# [Task objective]
Repeat the data that follows, word for word, without the images.

# [Stored data]
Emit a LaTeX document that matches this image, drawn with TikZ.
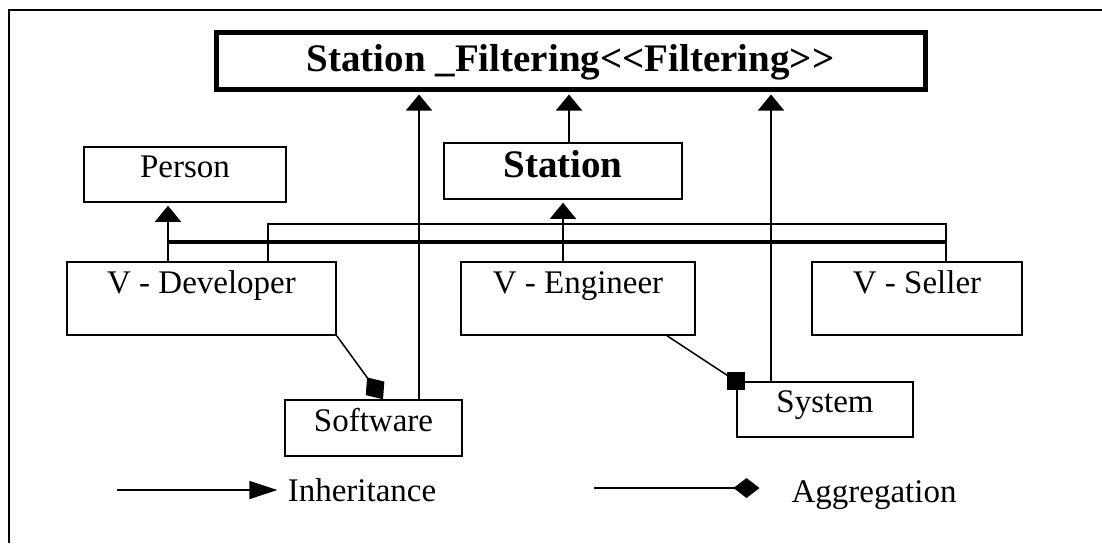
\documentclass[tikz,border=0pt]{standalone}
\usepackage{fontspec}
\setmainfont{Liberation Serif}
\usetikzlibrary{arrows.meta}

\newcommand{\umlfont}{\fontsize{16.5}{18}\selectfont}
\newcommand{\umlbold}{\fontsize{19.5}{22}\selectfont\bfseries}

\begin{document}
\begin{tikzpicture}[x=0.5pt, y=-0.5pt,
    cls/.style={draw, line width=0.75pt, inner sep=0pt, font=\umlfont,
                text height=11pt, text depth=8pt},
    vcls/.style={cls, minimum height=36.5pt, text depth=16.5pt},
    link/.style={line width=0.75pt},
    bus/.style={line width=1.6pt},
    inh/.style={link, -{Triangle[length=8pt, width=13pt]}, shorten >=1.5pt},
    agg/.style={link, -{Diamond[length=13.5pt, width=11.5pt]}},
    legtext/.style={font=\umlfont, inner sep=0pt}
]
\useasboundingbox (0,0) rectangle (1102,543);

% frame
\draw[link] (9,543) -- (9,10) -- (1102,10);

% classes
\node[draw, line width=2.5pt, inner sep=0pt, minimum width=354.5pt, minimum height=28.5pt,
      font=\umlbold, text height=13pt, text depth=2.5pt] (filt) at (570.5,60.5)
      {Station \_Filtering<{}<Filtering>{}>};
\node[cls, font=\umlbold, text height=13pt, text depth=7pt,
      minimum width=119pt, minimum height=28pt] (stn) at (563,171) {Station};
\node[cls, minimum width=101pt, minimum height=27.5pt] (per) at (185,174.5) {Person};
\node[vcls, minimum width=134.5pt] (dev) at (201.5,298.5) {V - Developer};
\node[vcls, minimum width=117pt] (eng) at (578,298.5) {V - Engineer};
\node[vcls, minimum width=105pt] (sel) at (917,298.5) {V - Seller};
\node[cls, minimum width=88.5pt, minimum height=28pt] (sw) at (373.5,428) {Software};
\node[cls, minimum width=88pt, minimum height=27.5pt] (sys) at (825,409.5) {System};

% inheritance
\coordinate (devp) at ([xshift=-16.75pt]dev.north);
\coordinate (devj) at ([xshift=33.25pt]dev.north);
\coordinate (selj) at ([xshift=14.5pt]sel.north);
\draw[bus] (devp |- 0,242) -- (selj |- 0,242);
\draw[link] (devj) -- (devj |- 0,224) -| (selj);
\draw[inh] (devp) -- (devp |- per.south);
\draw[inh] (eng.north -| stn.south) -- (stn.south);
\draw[inh] ([xshift=3pt]stn.north) -- ([xshift=3pt]stn.north |- filt.south);
\draw[inh] ([xshift=22.75pt]sw.north) -- ([xshift=22.75pt]sw.north |- filt.south);
\draw[inh] ([xshift=-27pt]sys.north) -- ([xshift=-27pt]sys.north |- filt.south);

% aggregation
\draw[agg] (dev.south east) -- ([xshift=4.75pt]sw.north);
\draw[link] ([xshift=44.5pt]eng.south) -- (sys.north west);
\fill (sys.north west) +(-4.5pt,-4.5pt) rectangle +(4.5pt,4.5pt);

% legend
\node[legtext, inner xsep=5pt] (inhtxt) at (362,490) {Inheritance};
\coordinate (li0) at (117,490);
\draw[link, -{Triangle[length=14pt, width=9pt]}] (li0) -- (inhtxt);
\node[legtext] (aggtxt) at (874,495) {Aggregation};
\coordinate (la0) at (594,488);
\coordinate (la1) at (759.5,488);
\draw[link, -{Diamond[length=13pt, width=10pt]}] (la0) -- (la1);
\end{tikzpicture}
\end{document}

# [Response to this task]
Emit a LaTeX document that matches this image, drawn with TikZ.
\documentclass[tikz,border=0pt]{standalone}
\usepackage{fontspec}
\setmainfont{Liberation Serif}
\usetikzlibrary{arrows.meta}

\newcommand{\umlfont}{\fontsize{16.5}{18}\selectfont}
\newcommand{\umlbold}{\fontsize{19.5}{22}\selectfont\bfseries}

\begin{document}
\begin{tikzpicture}[x=0.5pt, y=-0.5pt,
    cls/.style={draw, line width=0.75pt, inner sep=0pt, font=\umlfont,
                text height=11pt, text depth=8pt},
    vcls/.style={cls, minimum height=36.5pt, text depth=16.5pt},
    link/.style={line width=0.75pt},
    bus/.style={line width=1.6pt},
    inh/.style={link, -{Triangle[length=8pt, width=13pt]}, shorten >=1.5pt},
    agg/.style={link, -{Diamond[length=13.5pt, width=11.5pt]}},
    legtext/.style={font=\umlfont, inner sep=0pt}
]
\useasboundingbox (0,0) rectangle (1102,543);

% frame
\draw[link] (9,543) -- (9,10) -- (1102,10);

% classes
\node[draw, line width=2.5pt, inner sep=0pt, minimum width=354.5pt, minimum height=28.5pt,
      font=\umlbold, text height=13pt, text depth=2.5pt] (filt) at (570.5,60.5)
      {Station \_Filtering<{}<Filtering>{}>};
\node[cls, font=\umlbold, text height=13pt, text depth=7pt,
      minimum width=119pt, minimum height=28pt] (stn) at (563,171) {Station};
\node[cls, minimum width=101pt, minimum height=27.5pt] (per) at (185,174.5) {Person};
\node[vcls, minimum width=134.5pt] (dev) at (201.5,298.5) {V - Developer};
\node[vcls, minimum width=117pt] (eng) at (578,298.5) {V - Engineer};
\node[vcls, minimum width=105pt] (sel) at (917,298.5) {V - Seller};
\node[cls, minimum width=88.5pt, minimum height=28pt] (sw) at (373.5,428) {Software};
\node[cls, minimum width=88pt, minimum height=27.5pt] (sys) at (825,409.5) {System};

% inheritance
\coordinate (devp) at ([xshift=-16.75pt]dev.north);
\coordinate (devj) at ([xshift=33.25pt]dev.north);
\coordinate (selj) at ([xshift=14.5pt]sel.north);
\draw[bus] (devp |- 0,242) -- (selj |- 0,242);
\draw[link] (devj) -- (devj |- 0,224) -| (selj);
\draw[inh] (devp) -- (devp |- per.south);
\draw[inh] (eng.north -| stn.south) -- (stn.south);
\draw[inh] ([xshift=3pt]stn.north) -- ([xshift=3pt]stn.north |- filt.south);
\draw[inh] ([xshift=22.75pt]sw.north) -- ([xshift=22.75pt]sw.north |- filt.south);
\draw[inh] ([xshift=-27pt]sys.north) -- ([xshift=-27pt]sys.north |- filt.south);

% aggregation
\draw[agg] (dev.south east) -- ([xshift=4.75pt]sw.north);
\draw[link] ([xshift=44.5pt]eng.south) -- (sys.north west);
\fill (sys.north west) +(-4.5pt,-4.5pt) rectangle +(4.5pt,4.5pt);

% legend
\node[legtext, inner xsep=5pt] (inhtxt) at (362,490) {Inheritance};
\coordinate (li0) at (117,490);
\draw[link, -{Triangle[length=14pt, width=9pt]}] (li0) -- (inhtxt);
\node[legtext] (aggtxt) at (874,495) {Aggregation};
\coordinate (la0) at (594,488);
\coordinate (la1) at (759.5,488);
\draw[link, -{Diamond[length=13pt, width=10pt]}] (la0) -- (la1);
\end{tikzpicture}
\end{document}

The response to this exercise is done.